Au cours de ma formation, le constat s'est vite imposé, probablement exacerbé par les avancées dans d'autres domaines, que j'avais vraiment, mais alors vraiment, du mal avec le conflit. Ça tombe bien, la Communication Non Violente, c'est spécialisé sur ce sujet là, et c'est dérivé de l'Approche Centrée sur la Personne. C'était donc une évidence de me pencher dessus, sauf que... Sauf que, justement, comme j'avais énormément de mal avec le conflit, le nom même m'agaçait et me paraissait naïf, comme s'il prétendait gommer une réalité, ce que je n'apprécie vraiment pas de façon générale. Sauf que, pour ne rien arranger, ces histoires de chacal et de girafe dont j'avais vaguement entendu parler me semblaient très infantilisantes (les images de Marshall Rosenberg des marionnettes/peluches à la main en conférence n'ont pas aidé!). Mais j'étais conscient que je partais de loin, j'ai donc fini par ravaler (un peu, d'ailleurs je les ai mises de côté plutôt que ravalées) mes réserves et sauter le pas.


200 courtes pages, qui franchement se lisent bien, plus tard, mes préjugés étaient derrière. Le procès en naïveté est compliqué à faire quand la technique a été appliquée dans le cadre de conflits armés entre nations, entre des gangs, auprès de lycéens violents, ou même pour résoudre un sujet de dispute récurrent depuis 39 ans dans un couple. Par ailleurs, Rosenberg sait être très direct et a un humour auquel j'adhère beaucoup.


La technique a l'air simpliste : identifier le besoin derrière la colère, l'exprimer sans jugement ("quand tu me coupes la parole plusieurs fois de suite, je me sens rabaissé"), faire une demande claire ("j'aimerais que tu me laisses finir mes phrases quand je te le demande") tout en étant prêt·e à accepter un "non", et vérifier les besoins de l'autre ("tu as du mal à me laisser finir mes phrases parce que c'est compliqué pour toi quand la conversation ne va pas à ton rythme"). Oui mais... les subtilités sont nombreuses, et se font vite sentir avec la pratique. Par exemple, chaque étape est important, et est plus difficile à faire correctement qu'il n'y paraît (la demande claire, par exemple, doit être dénuée de jugement, doit inviter à faire plutôt qu'à ne pas faire quelque chose...).

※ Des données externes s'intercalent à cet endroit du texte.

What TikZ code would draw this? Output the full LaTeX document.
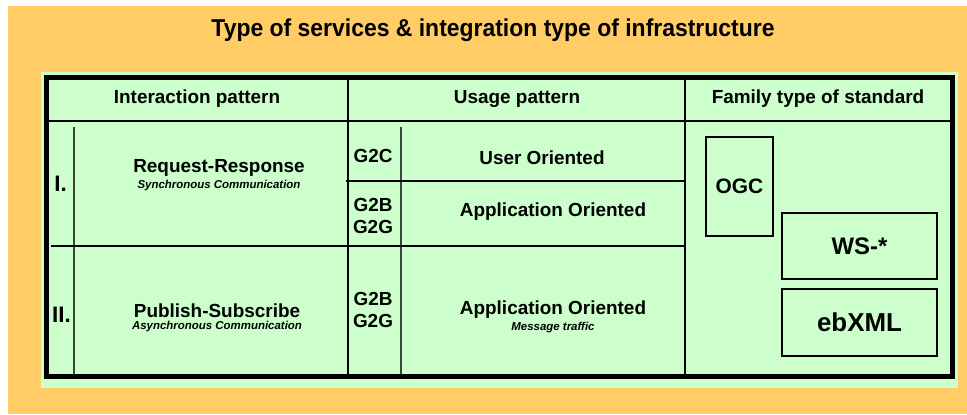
\documentclass[tikz,border=0pt]{standalone}
\usepackage{fontspec}
\setmainfont{Liberation Sans}
\definecolor{bgorange}{HTML}{FFCC66}
\definecolor{panelgreen}{HTML}{CCFFCC}
\definecolor{rulegray}{HTML}{3A463A}
\begin{document}
\begin{tikzpicture}[x=1bp,y=-1bp,
  title/.style={font=\bfseries\fontsize{24.5}{27}\selectfont, inner sep=0pt},
  lbl/.style={font=\bfseries\fontsize{19}{23}\selectfont, inner sep=0pt, align=center},
  roman/.style={font=\bfseries\fontsize{22.5}{25}\selectfont, inner sep=0pt, anchor=base},
  sub/.style={font=\bfseries\itshape\fontsize{11.5}{13}\selectfont, inner sep=0pt},
  stdbox/.style={draw, line width=1.6bp, inner sep=0pt, font=\bfseries}
]
\useasboundingbox (0,0) rectangle (967,414);
% backgrounds
\fill[bgorange] (8,6) rectangle (967,414);
\fill[panelgreen] (41,72) rectangle (958,388);

% title
\node[title, anchor=base] (ttl) at (493,36) {\scalebox{0.94}[1]{Type of services \& integration type of infrastructure}};

% table grid
\draw[line width=2bp] (46.5,121) -- (952.5,121);
\draw[line width=2.2bp] (348,77.5) -- (348,376);
\draw[line width=2.2bp] (685,77.5) -- (685,376);
\draw[line width=1.5bp, rulegray] (74,127) -- (74,376);
\draw[line width=1.5bp, rulegray] (401,127) -- (401,376);
\draw[line width=1.2bp] (346,181) -- (685,181);
\draw[line width=1.2bp] (51,246) -- (685,246);
\draw[line width=5bp] (46.5,77.5) rectangle (952.5,376);

% header row
\node[lbl] (hint) at (197,99) {Interaction pattern};
\node[lbl] (huse) at (517,99) {Usage pattern};
\node[lbl] (hfam) at (818,99) {Family type of standard};

% row I
\node[roman] (r1) at (60.5,191.5) {I.};
\node[lbl] (reqresp) at (219,168) {Request-Response};
\node[sub] (sync) at (219,186) {Synchronous Communication};
\node[lbl] (g2c) at (373,156) {G2C};
\node[lbl] (g2b1) at (373,216) {G2B\\G2G};
\node[lbl] (user) at (542,158) {User Oriented};
\node[lbl] (app1) at (553,212) {Application Oriented};

% row II
\node[roman] (r2) at (61.5,322.5) {II.};
\node[lbl] (pubsub) at (217,311) {Publish-Subscribe};
\node[sub] (async) at (217,327) {Asynchronous Communication};
\node[lbl] (g2b2) at (373,310) {G2B\\G2G};
\node[lbl] (app2) at (553,310) {Application Oriented};
\node[sub] (msg) at (553,328) {Message traffic};

% standard families
\node[stdbox, minimum width=67bp, minimum height=99bp, font=\bfseries\fontsize{21}{24}\selectfont] (ogc) at (739.5,186.5) {OGC};
\node[stdbox, minimum width=155bp, minimum height=66bp, font=\bfseries\fontsize{24}{26}\selectfont] (ws) at (859.5,246) {WS-*};
\node[stdbox, minimum width=155bp, minimum height=67bp, font=\bfseries\fontsize{26}{28}\selectfont] (ebxml) at (859.5,322.5) {ebXML};
\end{tikzpicture}
\end{document}
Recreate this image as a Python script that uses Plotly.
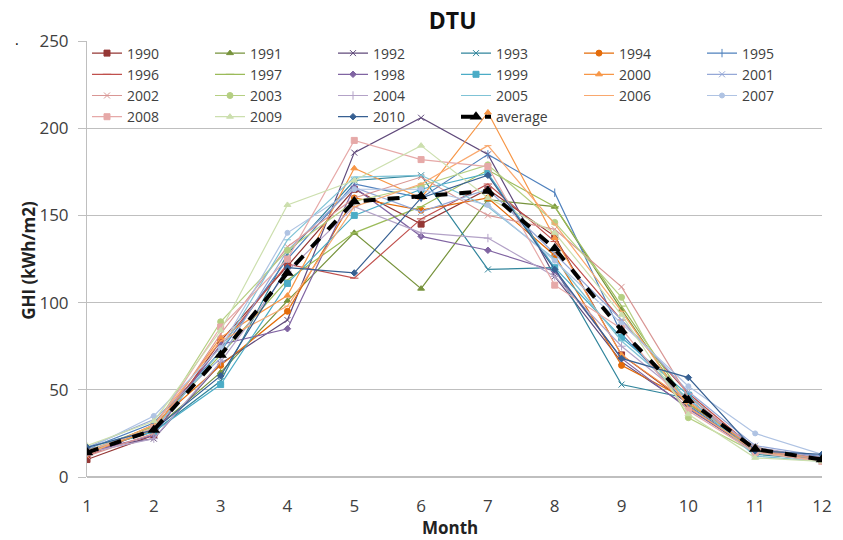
import plotly.graph_objects as go

months = list(range(1, 13))

y1990 = [10, 24, 78, 121, 165, 145, 165, 138, 70, 42, 16, 10]
y1991 = [14, 27, 60, 101, 140, 108, 159, 155, 96, 40, 15, 9]
y1992 = [16, 22, 65, 90, 186, 206, 185, 115, 66, 40, 14, 9]
y1993 = [15, 26, 55, 128, 170, 173, 119, 120, 53, 45, 13, 10]
y1994 = [13, 30, 64, 95, 160, 153, 160, 127, 64, 44, 17, 10]
y1995 = [16, 31, 72, 125, 168, 160, 185, 163, 82, 41, 15, 12]
y1996 = [12, 28, 75, 122, 114, 148, 168, 135, 90, 48, 16, 11]
y1997 = [15, 29, 70, 113, 140, 155, 176, 155, 98, 42, 17, 10]
y1998 = [14, 24, 76, 85, 166, 138, 130, 118, 68, 39, 15, 9]
y1999 = [15, 26, 53, 111, 150, 165, 174, 120, 80, 47, 14, 10]
y2000 = [14, 27, 80, 104, 177, 160, 209, 137, 70, 43, 16, 10]
y2001 = [17, 33, 68, 130, 166, 152, 165, 128, 90, 49, 18, 12]
y2002 = [12, 25, 82, 132, 160, 172, 150, 142, 109, 46, 16, 10]
y2003 = [15, 28, 89, 130, 158, 167, 179, 146, 103, 34, 14, 9]
y2004 = [14, 22, 66, 118, 155, 140, 137, 115, 75, 44, 17, 11]
y2005 = [17, 27, 72, 136, 172, 173, 155, 125, 78, 45, 12, 9]
y2006 = [13, 30, 78, 98, 155, 168, 190, 145, 95, 40, 15, 9]
y2007 = [16, 35, 74, 140, 165, 165, 156, 124, 88, 52, 25, 13]
y2008 = [15, 28, 86, 125, 193, 182, 178, 110, 85, 38, 14, 9]
y2009 = [18, 32, 84, 156, 170, 190, 160, 140, 93, 36, 11, 9]
y2010 = [17, 27, 58, 120, 117, 160, 173, 119, 68, 57, 15, 13]
average = [14, 27, 70, 117, 158, 161, 164, 131, 84, 44, 16, 10]

series = [
    ("1990", y1990, "#953735", "square", 6),
    ("1991", y1991, "#77933C", "triangle-up", 6),
    ("1992", y1992, "#604A7B", "x-thin-open", 6),
    ("1993", y1993, "#31859C", "x-thin-open", 6),
    ("1994", y1994, "#E46C0A", "circle", 6),
    ("1995", y1995, "#4F81BD", "line-ns-open", 6),
    ("1996", y1996, "#C0504D", "line-ew-open", 6),
    ("1997", y1997, "#9BBB59", "line-ew-open", 6),
    ("1998", y1998, "#8064A2", "diamond", 5),
    ("1999", y1999, "#4BACC6", "square", 6),
    ("2000", y2000, "#F79646", "triangle-up", 6),
    ("2001", y2001, "#95A8D7", "x-thin-open", 6),
    ("2002", y2002, "#D99694", "x-thin-open", 6),
    ("2003", y2003, "#B5CF82", "circle", 6),
    ("2004", y2004, "#B3A2C7", "cross-thin-open", 6),
    ("2005", y2005, "#7FC3D6", "line-ew-open", 5),
    ("2006", y2006, "#F9A86E", "line-ew-open", 5),
    ("2007", y2007, "#AFC3E3", "circle", 5),
    ("2008", y2008, "#E6A9A8", "square", 6),
    ("2009", y2009, "#CCDFAE", "triangle-up", 6),
    ("2010", y2010, "#376092", "diamond", 5),
]

fig = go.Figure()
for name, vals, col, sym, sz in series:
    fig.add_trace(go.Scatter(
        x=months, y=vals, name=name, mode="lines+markers",
        line=dict(color=col, width=1.2),
        marker=dict(color=col, symbol=sym, size=sz, line=dict(color=col, width=1)),
    ))
fig.add_trace(go.Scatter(
    x=months, y=average, name="average", mode="lines+markers",
    line=dict(color="black", width=4, dash="dash"),
    marker=dict(color="black", symbol="triangle-up", size=11),
))

font_family = "Open Sans, Liberation Sans, Arial, sans-serif"
fig.update_layout(
    width=843, height=540,
    margin=dict(l=87, r=11, t=41, b=63),
    paper_bgcolor="white", plot_bgcolor="white",
    font=dict(family=font_family, color="#404040", size=15),
    title=dict(text="<b>DTU</b>", x=0.537, xanchor="center", y=0.962, yanchor="middle",
               font=dict(size=23, color="#111", family=font_family)),
    showlegend=True,
    legend=dict(orientation="h", x=0.0, y=1.008, xanchor="left", yanchor="top",
                bgcolor="rgba(0,0,0,0)", entrywidth=78, entrywidthmode="pixels",
                font=dict(size=14, color="#404040", family=font_family),
                tracegroupgap=0, itemwidth=30),
    xaxis=dict(range=[1, 12], tickvals=months, showgrid=False, zeroline=False,
               showline=False, ticks="", ticklabelstandoff=17,
               tickfont=dict(size=17, color="#404040")),
    yaxis=dict(range=[0, 250], tickvals=[0, 50, 100, 150, 200, 250], showgrid=True,
               gridcolor="#BFBFBF", gridwidth=1, zeroline=True, zerolinecolor="#BFBFBF",
               showline=True, linecolor="#BFBFBF", ticks="outside", ticklen=8,
               tickcolor="#BFBFBF", ticklabelstandoff=6,
               tickfont=dict(size=17, color="#404040")),
)
fig.add_annotation(text="<b>Month</b>", xref="paper", yref="paper",
                   x=(455 - 87) / 745, y=(477 - 527) / 436, xanchor="center", yanchor="middle",
                   showarrow=False, font=dict(size=17, color="#222", family=font_family))
fig.add_annotation(text="<b>GHI (kWh/m2)</b>", xref="paper", yref="paper",
                   x=(27 - 87) / 745, y=(477 - 260) / 436, xanchor="center", yanchor="middle",
                   textangle=-90, showarrow=False,
                   font=dict(size=17, color="#222", family=font_family))
fig.add_annotation(text=".", xref="paper", yref="paper", x=(12 - 87) / 745, y=1.03,
                   showarrow=False, font=dict(size=14, color="black"))
fig.write_html("out.html")
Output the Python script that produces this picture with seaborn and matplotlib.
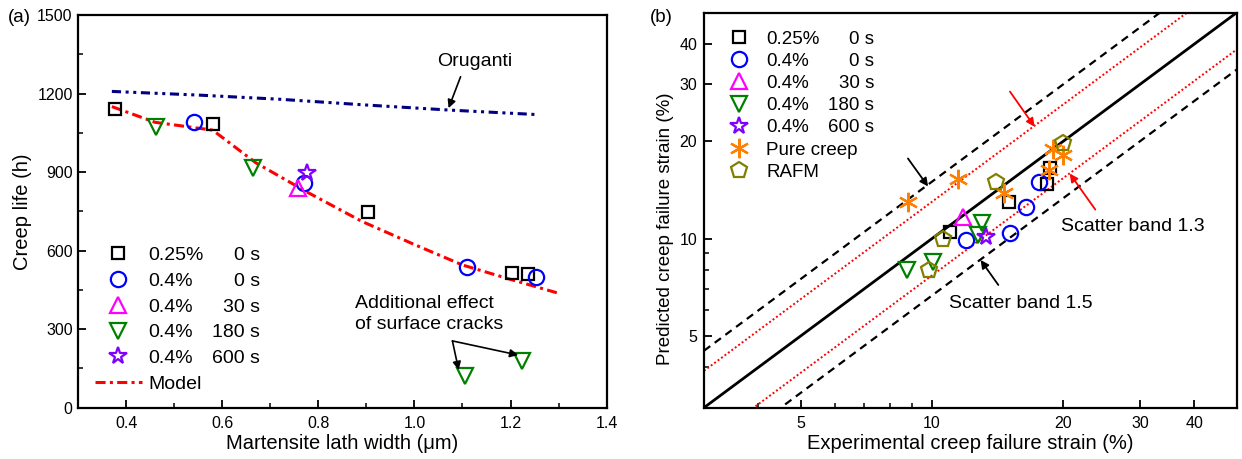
import matplotlib
matplotlib.use("Agg")
import matplotlib.pyplot as plt
from matplotlib.ticker import FixedLocator, MultipleLocator, NullFormatter, FuncFormatter
import seaborn as sns

# (a) creep life vs martensite lath width
sq_a_x = [0.377, 0.581, 0.904, 1.203, 1.237]
sq_a_y = [1140, 1082, 747, 513, 511]
ci_a_x = [0.542, 0.769, 1.11, 1.253]
ci_a_y = [1092, 859, 537, 500]
tu_a_x = [0.757]
tu_a_y = [838]
td_a_x = [0.462, 0.664, 1.105, 1.224]
td_a_y = [1073, 914, 121, 180]
st_a_x = [0.777]
st_a_y = [895]
model_x = [0.37, 0.46, 0.58, 0.67, 0.78, 0.89, 1.0, 1.1, 1.2, 1.3]
model_y = [1150, 1090, 1060, 935, 820, 712, 623, 545, 490, 437]
oru_x = [0.37, 0.55, 0.72, 0.9, 1.07, 1.25]
oru_y = [1208, 1194, 1178, 1156, 1137, 1120]

# (b) predicted vs experimental creep failure strain (%)
sq_b_x = [10.98, 15.0, 18.34, 18.7]
sq_b_y = [10.5, 13.0, 14.8, 16.5]
ci_b_x = [12.0, 15.1, 16.4, 17.58]
ci_b_y = [9.9, 10.4, 12.55, 15.0]
tu_b_x = [11.78]
tu_b_y = [11.7]
td_b_x = [13.04, 12.75, 8.78, 10.07]
td_b_y = [11.16, 10.26, 8.0, 8.49]
st_b_x = [13.3]
st_b_y = [10.14]
pc_b_x = [8.81, 11.47, 14.67, 18.54, 18.93, 19.95]
pc_b_y = [13.0, 15.26, 13.8, 16.3, 18.9, 18.15]
rafm_b_x = [14.04, 10.6, 9.85, 19.95]
rafm_b_y = [15.0, 10.0, 8.0, 19.8]
band_lim = [3, 50]

pcts = ["0.25%", "0.4%", "0.4%", "0.4%", "0.4%"]
times = ["0 s", "0 s", "30 s", "180 s", "600 s"]

sns.set_theme(style="ticks")
plt.rcParams["font.family"] = ["Liberation Sans", "DejaVu Sans"]
plt.rcParams["axes.linewidth"] = 1.6
plt.rcParams["axes.edgecolor"] = "black"
plt.rcParams["text.color"] = "black"
plt.rcParams["axes.labelcolor"] = "black"
plt.rcParams["xtick.color"] = "black"
plt.rcParams["ytick.color"] = "black"

fig = plt.figure(figsize=(12.42, 4.59), dpi=100)
ax1 = fig.add_axes([0.0630, 0.1118, 0.4254, 0.8556])
ax2 = fig.add_axes([0.5668, 0.1118, 0.4289, 0.8606])


def pts(ax, x, y, marker, color, ms, label):
    sns.lineplot(x=x, y=y, ax=ax, estimator=None, sort=False, linestyle="",
                 marker=marker, ms=ms, mfc="none", mec=color, mew=1.6,
                 color=color, label=label)


def add_times(ax, leg, xr, fs):
    fig.canvas.draw()
    inv = ax.transAxes.inverted()
    for txt, t in zip(leg.get_texts(), times):
        bb = txt.get_window_extent()
        yc = inv.transform((0, (bb.y0 + bb.y1) / 2))[1]
        ax.text(xr, yc, t, transform=ax.transAxes, ha="right", va="center",
                fontsize=fs, color="black")


def style_axes(ax):
    for sp in ax.spines.values():
        sp.set_visible(True)
        sp.set_linewidth(1.6)
        sp.set_color("black")
    ax.tick_params(which="both", direction="in", top=False, right=False,
                   colors="black", labelcolor="black", labelsize=11.5)
    ax.tick_params(which="major", length=6, width=1.3, pad=6)
    ax.tick_params(which="minor", length=3.5, width=1.1)
    ax.grid(False)


# ---- panel (a)
sns.lineplot(x=oru_x, y=oru_y, ax=ax1, color="#000080", lw=2.2,
             linestyle=(0, (3, 1.5, 1, 1.5, 1, 1.5)))
sns.lineplot(x=model_x, y=model_y, ax=ax1, color="red", lw=2.2,
             linestyle=(0, (3.3, 1.4, 1, 1.4)), label="Model")
pts(ax1, sq_a_x, sq_a_y, "s", "black", 9, pcts[0])
pts(ax1, ci_a_x, ci_a_y, "o", "#0000FF", 11, pcts[1])
pts(ax1, tu_a_x, tu_a_y, "^", "#FF00FF", 12, pcts[2])
pts(ax1, td_a_x, td_a_y, "v", "#008000", 12, pcts[3])
pts(ax1, st_a_x, st_a_y, "*", "#8000FF", 13, pcts[4])

ax1.set_xlim(0.3, 1.4)
ax1.set_ylim(0, 1500)
ax1.xaxis.set_major_locator(MultipleLocator(0.2))
ax1.xaxis.set_minor_locator(MultipleLocator(0.1))
ax1.yaxis.set_major_locator(MultipleLocator(300))
ax1.yaxis.set_minor_locator(MultipleLocator(150))
ax1.xaxis.set_major_formatter(FuncFormatter(lambda v, p: f"{v:.1f}"))
style_axes(ax1)
ax1.tick_params(axis="y", which="major", pad=4)
ax1.set_xlabel("Martensite lath width (\u03bcm)", fontsize=14.5, labelpad=2)
ax1.set_ylabel("Creep life (h)", fontsize=14.5)
ax1.yaxis.set_label_coords(-0.087, 0.5)

h, l = ax1.get_legend_handles_labels()
order = [1, 2, 3, 4, 5, 0]
leg1 = ax1.legend([h[i] for i in order], [l[i] for i in order], loc="upper left",
                  bbox_to_anchor=(0.0316, 0.4105), frameon=False, fontsize=14,
                  borderpad=0, borderaxespad=0, handlelength=2.4,
                  handletextpad=0.34, labelspacing=0.42)

ax1.text(1.125, 1322, "Oruganti", fontsize=14, ha="center", va="center")
ax1.annotate("", xy=(1.071, 1144), xytext=(1.096, 1264),
             arrowprops=dict(arrowstyle="-|>", color="black", lw=1.2,
                             shrinkA=0, shrinkB=0, mutation_scale=12))
ax1.text(0.876, 357, "Additional effect\nof surface cracks", fontsize=14,
         ha="left", va="center", linespacing=1.3)
for hx, hy in [(1.092, 144), (1.216, 201)]:
    ax1.annotate("", xy=(hx, hy), xytext=(1.079, 255),
                 arrowprops=dict(arrowstyle="-|>", color="black", lw=1.2,
                                 shrinkA=0, shrinkB=0, mutation_scale=12))

# ---- panel (b)
ax2.set_xscale("log")
ax2.set_yscale("log")
for k, ls, c, lw in [(1.0, "-", "black", 2.0),
                     (1.5, (0, (3.5, 2.5)), "black", 1.6),
                     (1 / 1.5, (0, (3.5, 2.5)), "black", 1.6),
                     (1.3, (0, (1, 1.2)), "red", 1.4),
                     (1 / 1.3, (0, (1, 1.2)), "red", 1.4)]:
    sns.lineplot(x=band_lim, y=[v * k for v in band_lim], ax=ax2, color=c,
                 lw=lw, linestyle=ls)

pts(ax2, sq_b_x, sq_b_y, "s", "black", 9, pcts[0])
pts(ax2, ci_b_x, ci_b_y, "o", "#0000FF", 11, pcts[1])
pts(ax2, tu_b_x, tu_b_y, "^", "#FF00FF", 12, pcts[2])
pts(ax2, td_b_x, td_b_y, "v", "#008000", 12, pcts[3])
pts(ax2, st_b_x, st_b_y, "*", "#8000FF", 13, pcts[4])
pts(ax2, pc_b_x, pc_b_y, (6, 2, 0), "#FF8000", 14, "Pure creep")
pts(ax2, rafm_b_x, rafm_b_y, "p", "#808000", 12, "RAFM")

ax2.set_xlim(band_lim)
ax2.set_ylim(band_lim)
for axis in (ax2.xaxis, ax2.yaxis):
    axis.set_major_locator(FixedLocator([5, 10, 20, 30, 40]))
    axis.set_major_formatter(FuncFormatter(lambda v, p: f"{v:g}"))
    axis.set_minor_locator(FixedLocator([4, 6, 7, 8, 9]))
    axis.set_minor_formatter(NullFormatter())
style_axes(ax2)
ax2.tick_params(axis="y", which="major", pad=5)
ax2.set_xlabel("Experimental creep failure strain (%)", fontsize=14.5, labelpad=2)
ax2.set_ylabel("Predicted creep failure strain (%)", fontsize=13.5)
ax2.yaxis.set_label_coords(-0.056, 0.452)

h, l = ax2.get_legend_handles_labels()
leg2 = ax2.legend(h, l, loc="upper left", bbox_to_anchor=(0.0218, 0.955),
                  frameon=False, fontsize=13.5, borderpad=0, borderaxespad=0,
                  handlelength=2.5, handletextpad=0.19, labelspacing=0.27)

ax2.text(19.8, 10.87, "Scatter band 1.3", fontsize=14, ha="left", va="center")
ax2.text(10.92, 6.32, "Scatter band 1.5", fontsize=14, ha="left", va="center")
arrows_b = [((9.8, 14.5), (8.81, 17.7), "black"),
            ((17.2, 22.2), (15.1, 28.5), "red"),
            ((20.7, 15.9), (23.7, 12.3), "red"),
            ((12.93, 8.59), (14.2, 7.19), "black")]
for head, tail, c in arrows_b:
    ax2.annotate("", xy=head, xytext=tail,
                 arrowprops=dict(arrowstyle="-|>", color=c, lw=1.3,
                                 shrinkA=0, shrinkB=0, mutation_scale=12))

fig.text(8 / 1242, 1 - 17 / 459, "(a)", fontsize=13.5, ha="left", va="center")
fig.text(650 / 1242, 1 - 17 / 459, "(b)", fontsize=13.5, ha="left", va="center")

add_times(ax1, leg1, 0.344, 14)
add_times(ax2, leg2, 0.319, 13.5)

fig.savefig("out.png", dpi=100)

Mais la vraie puissance de la CNV, selon moi, c'est qu'elle redonne de l'importance aux besoins. Dans un contexte de conflit, un déclencheur (pour Rosenberg, le déclencheur et la raison sont deux choses différentes) dérive vite vers un jugement sur l'autre, qu'on peut avoir très envie de lui faire intégrer... étonnamment, il arrive que ce soit mal accueilli. La Communication Non Violente invite à se centrer dans un premier temps sur soi. En cohérence avec l'Approche Centrée sur la Personne, elle met les émotions et la subjectivité au centre, pour dans l'idéal aboutir à un échange "de cœur à cœur".


Je ne suis absolument pas capable de pratiquer (ça demande de l'entraînement, tout comme... l'Approche Centrée sur la Personne!) et j'ai d'ailleurs bien envie de me former, mais le changement de regard proposé m'a énormément nourri. J'y vois pour autant une limite forte, qui il me semble n'a pas été identifiée par son créateur : son application, pour moi, nécessite un rapport de force à peu près équivalent. Si vif que soit le conflit, il faut que toutes les personnes concernées aient un intérêt à sa résolution. De la même façon que la thérapie de couple est déconseillée et dangereuse dans le cas de relation abusive, je pense que si l'une des personnes concernées a des intentions destructrices (harcèlement moral, racisme, sexisme, ...) et que le rapport de forces est déséquilibré, la Communication Non Violente peut faire énormément de mal. En dehors de cette limite qui reste importante, la méthode, derrière une simplicité apparente (celle-là même qui m'avait fait être très réservé au début), est riche autant au niveau théorique qu'au niveau pratique.